## Directive
Return the number of lines in which the word "this" appears; add nothing else.
*** Supplied entries ***
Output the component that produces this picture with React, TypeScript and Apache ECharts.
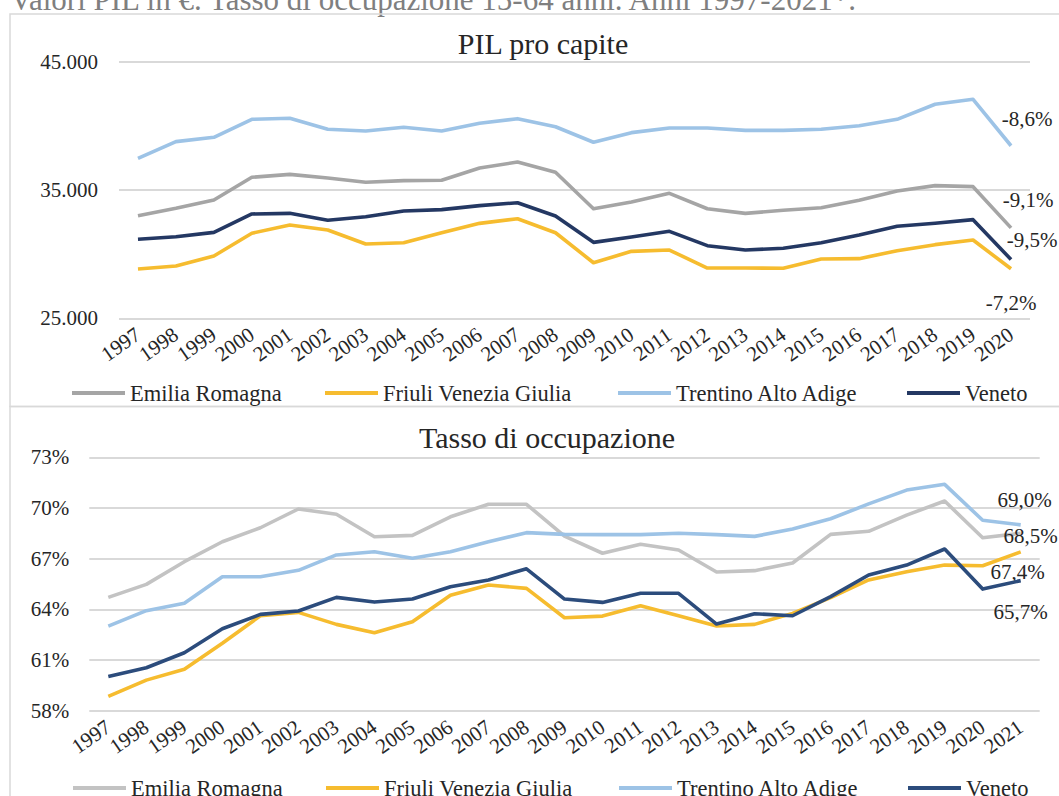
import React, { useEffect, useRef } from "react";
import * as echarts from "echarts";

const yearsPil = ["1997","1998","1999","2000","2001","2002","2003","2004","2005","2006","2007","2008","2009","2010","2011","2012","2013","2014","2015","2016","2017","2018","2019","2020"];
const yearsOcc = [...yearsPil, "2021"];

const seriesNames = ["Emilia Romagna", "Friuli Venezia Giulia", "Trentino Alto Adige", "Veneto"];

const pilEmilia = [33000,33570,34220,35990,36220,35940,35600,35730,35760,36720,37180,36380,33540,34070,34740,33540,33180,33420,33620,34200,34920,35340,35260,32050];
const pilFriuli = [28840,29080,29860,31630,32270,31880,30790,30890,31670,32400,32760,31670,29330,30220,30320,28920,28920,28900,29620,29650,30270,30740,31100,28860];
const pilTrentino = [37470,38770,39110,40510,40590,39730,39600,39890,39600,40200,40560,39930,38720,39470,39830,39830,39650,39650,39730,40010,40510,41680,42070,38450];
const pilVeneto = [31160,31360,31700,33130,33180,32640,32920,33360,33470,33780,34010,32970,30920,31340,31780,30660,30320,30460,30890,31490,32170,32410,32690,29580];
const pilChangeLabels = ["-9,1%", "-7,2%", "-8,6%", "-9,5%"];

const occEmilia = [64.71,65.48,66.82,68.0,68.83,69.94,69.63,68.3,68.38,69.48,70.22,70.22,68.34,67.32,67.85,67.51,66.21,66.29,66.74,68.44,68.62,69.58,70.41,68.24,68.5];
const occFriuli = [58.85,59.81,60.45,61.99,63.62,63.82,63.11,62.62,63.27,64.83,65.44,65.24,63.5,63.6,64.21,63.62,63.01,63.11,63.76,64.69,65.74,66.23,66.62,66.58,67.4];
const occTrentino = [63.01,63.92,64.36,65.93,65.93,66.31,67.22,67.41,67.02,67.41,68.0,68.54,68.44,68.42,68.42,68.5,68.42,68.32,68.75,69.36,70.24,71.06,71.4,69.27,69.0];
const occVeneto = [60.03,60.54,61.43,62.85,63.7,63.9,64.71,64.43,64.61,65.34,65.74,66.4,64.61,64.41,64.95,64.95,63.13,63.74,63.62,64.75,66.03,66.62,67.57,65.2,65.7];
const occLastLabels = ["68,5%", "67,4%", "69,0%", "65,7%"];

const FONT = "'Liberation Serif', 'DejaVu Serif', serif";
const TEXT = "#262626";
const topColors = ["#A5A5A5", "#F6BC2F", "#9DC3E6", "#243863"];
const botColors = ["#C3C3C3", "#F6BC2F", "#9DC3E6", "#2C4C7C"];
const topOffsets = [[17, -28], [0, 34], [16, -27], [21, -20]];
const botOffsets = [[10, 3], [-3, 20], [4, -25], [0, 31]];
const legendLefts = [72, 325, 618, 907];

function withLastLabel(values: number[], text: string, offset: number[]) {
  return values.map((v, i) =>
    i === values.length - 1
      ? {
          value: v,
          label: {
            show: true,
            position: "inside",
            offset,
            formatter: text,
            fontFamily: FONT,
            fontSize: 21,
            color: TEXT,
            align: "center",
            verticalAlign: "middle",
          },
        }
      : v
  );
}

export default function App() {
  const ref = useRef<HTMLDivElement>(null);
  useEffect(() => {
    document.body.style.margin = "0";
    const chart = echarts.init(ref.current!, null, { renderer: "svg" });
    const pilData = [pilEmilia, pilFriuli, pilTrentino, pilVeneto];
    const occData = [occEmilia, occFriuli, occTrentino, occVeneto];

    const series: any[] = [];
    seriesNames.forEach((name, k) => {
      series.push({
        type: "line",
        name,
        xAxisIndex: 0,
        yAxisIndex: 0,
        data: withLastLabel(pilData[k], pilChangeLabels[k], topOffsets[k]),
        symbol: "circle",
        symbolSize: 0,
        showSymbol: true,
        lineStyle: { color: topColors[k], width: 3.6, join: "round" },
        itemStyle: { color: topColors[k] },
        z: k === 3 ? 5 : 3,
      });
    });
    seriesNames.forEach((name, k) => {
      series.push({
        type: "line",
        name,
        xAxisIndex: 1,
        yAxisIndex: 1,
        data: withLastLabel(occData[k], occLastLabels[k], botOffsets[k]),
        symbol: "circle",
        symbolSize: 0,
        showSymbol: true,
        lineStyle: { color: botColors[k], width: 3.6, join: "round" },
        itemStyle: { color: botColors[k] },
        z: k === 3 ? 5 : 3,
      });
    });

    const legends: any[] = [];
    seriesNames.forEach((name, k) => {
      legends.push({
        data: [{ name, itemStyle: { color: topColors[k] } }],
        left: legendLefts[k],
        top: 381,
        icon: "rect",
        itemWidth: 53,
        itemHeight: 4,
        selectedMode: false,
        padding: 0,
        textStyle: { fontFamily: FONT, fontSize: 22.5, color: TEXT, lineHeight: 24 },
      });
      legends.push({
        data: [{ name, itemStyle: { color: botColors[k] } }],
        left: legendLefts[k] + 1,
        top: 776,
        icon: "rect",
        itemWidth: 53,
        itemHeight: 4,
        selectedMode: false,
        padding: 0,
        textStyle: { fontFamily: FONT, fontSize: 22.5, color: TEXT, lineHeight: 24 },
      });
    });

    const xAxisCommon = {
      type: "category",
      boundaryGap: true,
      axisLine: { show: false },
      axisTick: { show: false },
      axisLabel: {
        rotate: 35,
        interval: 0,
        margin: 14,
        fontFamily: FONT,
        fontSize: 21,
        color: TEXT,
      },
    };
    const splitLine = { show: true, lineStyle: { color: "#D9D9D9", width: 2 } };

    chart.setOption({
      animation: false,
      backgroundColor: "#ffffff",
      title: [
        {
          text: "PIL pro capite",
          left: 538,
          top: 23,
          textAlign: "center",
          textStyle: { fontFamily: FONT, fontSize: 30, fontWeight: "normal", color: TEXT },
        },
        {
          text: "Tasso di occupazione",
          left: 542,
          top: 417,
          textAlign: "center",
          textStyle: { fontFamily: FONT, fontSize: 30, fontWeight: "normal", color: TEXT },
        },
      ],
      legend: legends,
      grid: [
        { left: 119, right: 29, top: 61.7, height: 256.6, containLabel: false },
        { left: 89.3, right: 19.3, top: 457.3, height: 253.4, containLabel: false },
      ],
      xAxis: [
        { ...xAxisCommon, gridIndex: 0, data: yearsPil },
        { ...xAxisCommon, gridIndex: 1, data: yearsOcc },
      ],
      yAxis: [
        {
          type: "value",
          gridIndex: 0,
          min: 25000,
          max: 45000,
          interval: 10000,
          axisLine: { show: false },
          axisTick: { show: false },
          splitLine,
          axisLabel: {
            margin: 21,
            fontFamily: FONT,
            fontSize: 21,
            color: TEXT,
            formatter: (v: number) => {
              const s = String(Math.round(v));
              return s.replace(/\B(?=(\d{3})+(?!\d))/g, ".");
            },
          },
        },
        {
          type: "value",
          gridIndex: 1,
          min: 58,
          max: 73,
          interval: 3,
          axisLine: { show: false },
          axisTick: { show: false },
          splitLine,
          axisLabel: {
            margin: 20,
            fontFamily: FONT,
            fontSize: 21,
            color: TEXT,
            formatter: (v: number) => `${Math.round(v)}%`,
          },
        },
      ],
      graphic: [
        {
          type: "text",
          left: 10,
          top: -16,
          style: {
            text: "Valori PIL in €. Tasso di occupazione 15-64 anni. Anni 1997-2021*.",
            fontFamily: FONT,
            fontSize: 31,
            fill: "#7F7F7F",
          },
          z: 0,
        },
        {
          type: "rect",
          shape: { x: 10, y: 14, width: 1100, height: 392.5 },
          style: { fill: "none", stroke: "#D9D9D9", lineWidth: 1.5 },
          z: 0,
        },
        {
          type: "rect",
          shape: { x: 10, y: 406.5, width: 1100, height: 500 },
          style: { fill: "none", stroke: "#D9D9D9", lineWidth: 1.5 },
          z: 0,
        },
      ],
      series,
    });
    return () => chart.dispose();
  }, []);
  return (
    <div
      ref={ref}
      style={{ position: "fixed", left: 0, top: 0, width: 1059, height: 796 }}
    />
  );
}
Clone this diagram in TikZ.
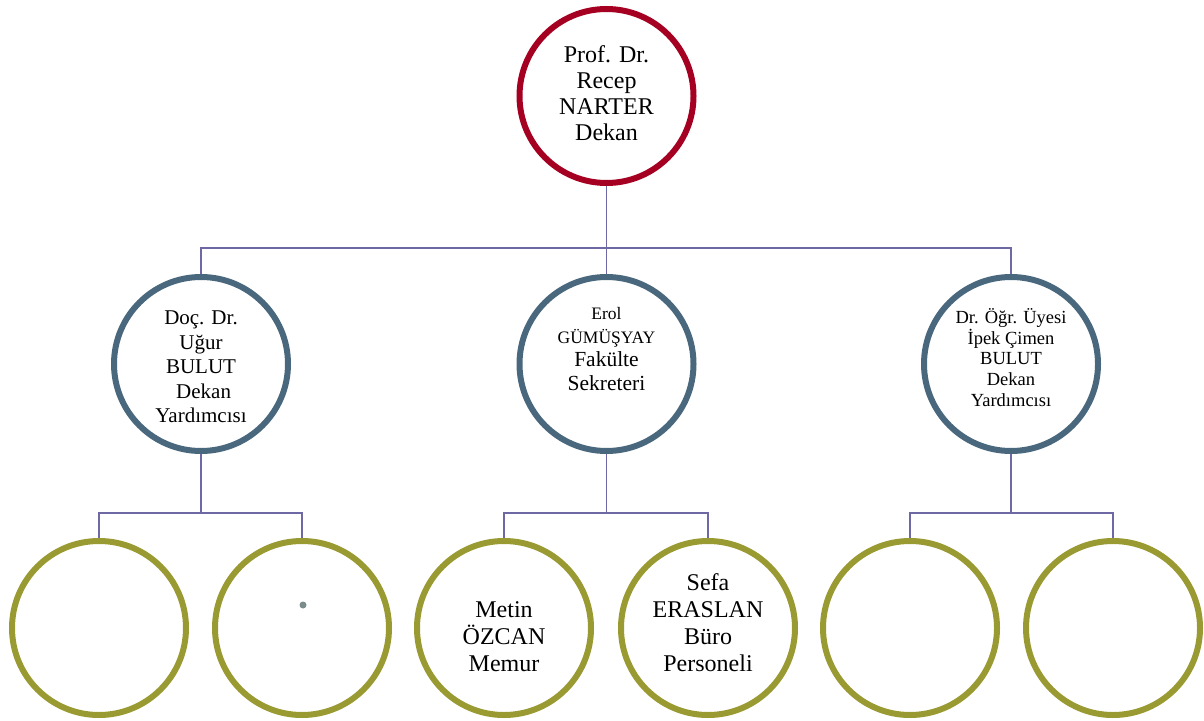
***
## Task response
2